La Odisea vincula la mentira y la astucia a un concepto pragmático de la vida. Ulises (Odiseo) es el héroe que envejece con el lector y que sobrevive a la larga guerra de Troya y a un periplo interminable por los mares, consecuencia de la inquina que le guarda el dios Poseidón. Ulises es un superviviente, a diferencia de Aquiles, quizás su único rival en la conciencia moral de los antiguos griegos. Ahí donde Aquiles -el más glorioso de los héroes- refleja el poder deslumbrante de la juventud y su reverso -la muerte-, Ulises subraya la sinuosidad serpenteante del buen político -era rey y murió como rey-, su fina inteligencia tanto para afianzarse en el poder como para aprovechar las debilidades de sus adversarios.
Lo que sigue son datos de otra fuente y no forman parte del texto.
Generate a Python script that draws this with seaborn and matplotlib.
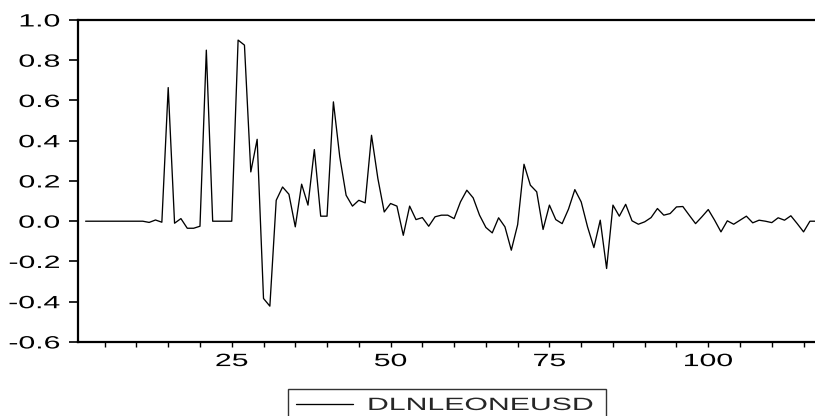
import numpy as np
import pandas as pd
import matplotlib
matplotlib.use("Agg")
import matplotlib.pyplot as plt
import seaborn as sns
from matplotlib.ticker import MultipleLocator, FormatStrFormatter
from matplotlib.patheffects import AbstractPathEffect
from matplotlib.transforms import Affine2D

# ---- data ----
series_name = "DLNLEONEUSD"
obs = list(range(2, 118))
values = [
    0, 0, 0, 0, 0, 0, 0, 0, 0, 0,              # 2-11
    -0.006, 0.006, -0.005, 0.664, -0.010,      # 12-16
    0.013, -0.035, -0.035, -0.025, 0.850,      # 17-21
    0.0, 0.0, 0.0, 0.0, 0.900,                 # 22-26
    0.875, 0.245, 0.407, -0.384, -0.422,       # 27-31
    0.104, 0.170, 0.134, -0.028, 0.184,        # 32-36
    0.080, 0.356, 0.025, 0.025, 0.593,         # 37-41
    0.320, 0.129, 0.075, 0.104, 0.091,         # 42-46
    0.427, 0.212, 0.046, 0.088, 0.075,         # 47-51
    -0.070, 0.075, 0.008, 0.018, -0.025,       # 52-56
    0.022, 0.030, 0.030, 0.013, 0.096,         # 57-61
    0.154, 0.116, 0.030, -0.031, -0.058,       # 62-66
    0.017, -0.028, -0.144, -0.017, 0.283,      # 67-71
    0.179, 0.146, -0.041, 0.080, 0.008,        # 72-76
    -0.012, 0.060, 0.157, 0.096, -0.028,       # 77-81
    -0.131, 0.005, -0.235, 0.080, 0.025,       # 82-86
    0.084, 0.002, -0.015, -0.003, 0.018,       # 87-91
    0.063, 0.030, 0.038, 0.071, 0.073,         # 92-96
    0.030, -0.012, 0.022, 0.058, 0.005,        # 97-101
    -0.053, 0.002, -0.015, 0.005, 0.025,       # 102-106
    -0.008, 0.005, 0.0, -0.007, 0.017,         # 107-111
    0.005, 0.027, -0.012, -0.053, 0.0,         # 112-116
    0.0,                                       # 117
]
y_ticks = [-0.6, -0.4, -0.2, 0.0, 0.2, 0.4, 0.6, 0.8, 1.0]
x_major = [25, 50, 75, 100]

df = pd.DataFrame({"obs": obs, series_name: values})


class Stretch(AbstractPathEffect):
    """Draw text horizontally widened (the reference uses a wide face)."""

    def __init__(self, sx=1.7, anchor="center"):
        super().__init__()
        self.sx = sx
        self.anchor = anchor

    def draw_path(self, renderer, gc, tpath, affine, rgbFace=None):
        ext = tpath.get_extents()
        if self.anchor == "left":
            a = ext.x0
        elif self.anchor == "right":
            a = ext.x1
        else:
            a = 0.5 * (ext.x0 + ext.x1)
        pre = Affine2D().translate(-a, 0).scale(self.sx, 1.0).translate(a, 0)
        renderer.draw_path(gc, tpath, pre + affine, rgbFace)


sns.set_style("white")
plt.rcParams["font.family"] = ["Liberation Sans", "DejaVu Sans"]
plt.rcParams["axes.unicode_minus"] = False

FS = 12.8
SX = 1.7

fig = plt.figure(figsize=(8.15, 4.16), dpi=100)
ax = fig.add_axes([0.0953, 0.178, 0.9047, 0.774])

sns.lineplot(data=df, x="obs", y=series_name, ax=ax, color="black",
             linewidth=0.95, label=series_name, legend=False)

ax.set_xlim(0.75, 116.8)
ax.set_ylim(-0.6, 1.0)
ax.set_yticks(y_ticks)
ax.yaxis.set_major_formatter(FormatStrFormatter("%.1f"))
ax.set_xticks(x_major)
ax.xaxis.set_minor_locator(MultipleLocator(5))
ax.set_xlabel("")
ax.set_ylabel("")

for side in ["left", "top", "bottom"]:
    ax.spines[side].set_visible(True)
    ax.spines[side].set_color("black")
    ax.spines[side].set_linewidth(1.6)
ax.spines["right"].set_visible(False)

ax.tick_params(axis="y", which="major", direction="out", length=6.8, width=1.2,
               pad=6, labelsize=FS, colors="black", left=True)
ax.tick_params(axis="x", which="both", direction="out", length=3.5, width=1,
               pad=4.5, labelsize=FS, colors="black", bottom=True)

for t in ax.get_yticklabels():
    t.set_path_effects([Stretch(SX, "right")])
for t in ax.get_xticklabels():
    t.set_path_effects([Stretch(SX, "center")])

leg = fig.legend(handles=ax.get_lines()[:1], labels=[series_name],
                 loc="upper left",
                 bbox_to_anchor=(288 / 815, 0.0, (606 - 288) / 815, 1 - 389 / 416),
                 mode="expand", frameon=True, fancybox=False, fontsize=FS,
                 handlelength=3.2, handletextpad=0.85, borderpad=0.45,
                 borderaxespad=0)
leg.get_frame().set_edgecolor("black")
leg.get_frame().set_linewidth(1.0)
for t in leg.get_texts():
    t.set_path_effects([Stretch(SX, "left")])

fig.savefig("out.png", dpi=100)
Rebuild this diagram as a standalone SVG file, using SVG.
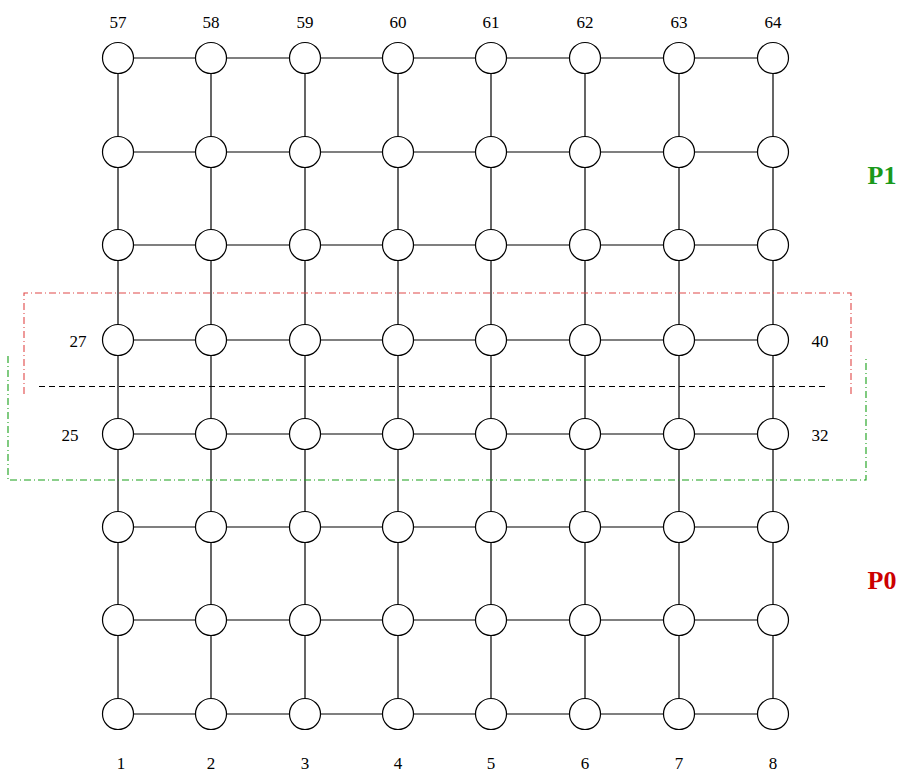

La profesora Eva Brann ha observado con agudeza la condición conservadora de este personaje homérico: no sólo juega un papel diplomático clave en el ejercito griego como mediador entre las distintas tendencias, sino que además su empeño al volver a Ítaca será restaurar el orden y la tradición. «Su primer trabajo al regresar es recuperar el derecho -explica la autora-. Su manera de lograrlo depende, por supuesto, de su carácter: como muchos hombres dotados de una extrema imaginación y de un exigente autocontrol, es un abierto conservador, y un cambio político no entra en su cabeza; fue rey en las islas hace veinte años y volverá a serlo otra vez».

Si Homero fue el educador de los griegos, como sostiene Sócrates, conviene reflexionar sobre lo que quiere decirnos con la personalidad de Odiseo. Aquiles muere, destruido por el arco que ha trazado el destino, al igual que el más noble de los mortales, el héroe troyano Héctor. Ulises, en cambio, los sobrevive a todos y ve un mundo -el de la cuenca mediterránea- que los otros ni siquiera sueñan conocer. Es más viejo que los demás y por ello también más sabio, más prudente y seguramente más escéptico con la condición humana; pero en ningún caso un misántropo. Para Allan Bloom, la misantropía es consecuencia de la rigidez debida a la verdad: en un mundo edificado sobre los sofismas y las mentiras, la verdad nos enclaustra en nosotros mismos y nos aleja políticamente de los demás. No siempre tiene que ser así, ni mucho menos, sino sólo cuando las tendencias más sombrías del hombre y de la sociedad han sustituido a las más nobles. Pero eso poco importa aquí: Ulises es el animal político incapaz de metafísica y, por tanto, apto para el zigzagueo continuo de la vida, lo cual incluye los engaños y el uso de la mentira para hacer frente a la imperfección de la realidad. No cualquier tipo de mentira, sino el engaño fértil, provechoso. Cabría preguntarse, ¿qué nación moderna no se fundamenta en sus propios mitos? O dicho de otro modo: sin el papel cohesionador de la mentira, ¿qué identidad se sostiene por sí misma? Ulises, los griegos, seguramente responderían que ninguna. Ni los hombres ni su miríada de dioses permiten otra respuesta distinta. La sabiduría de Odiseo supone ser consciente de ello y utilizarlo en su propio beneficio y en el de su reino.

Por supuesto, para la civilización cristiana el dilema es otro. La esperanza no se encuentra ni en los hombres ni en las divinidades, sino en un Dios único que se entrega en Holocausto. Y por supuesto el mundo de las ideologías resulta también muy distinto, porque su ceguera consiste en reducir la complejidad humana a unos pocos parámetros: en su afán por adular al rey no perciben ni siquiera la realidad de su desnudez. Pero ese, claro está, constituye un debate distinto.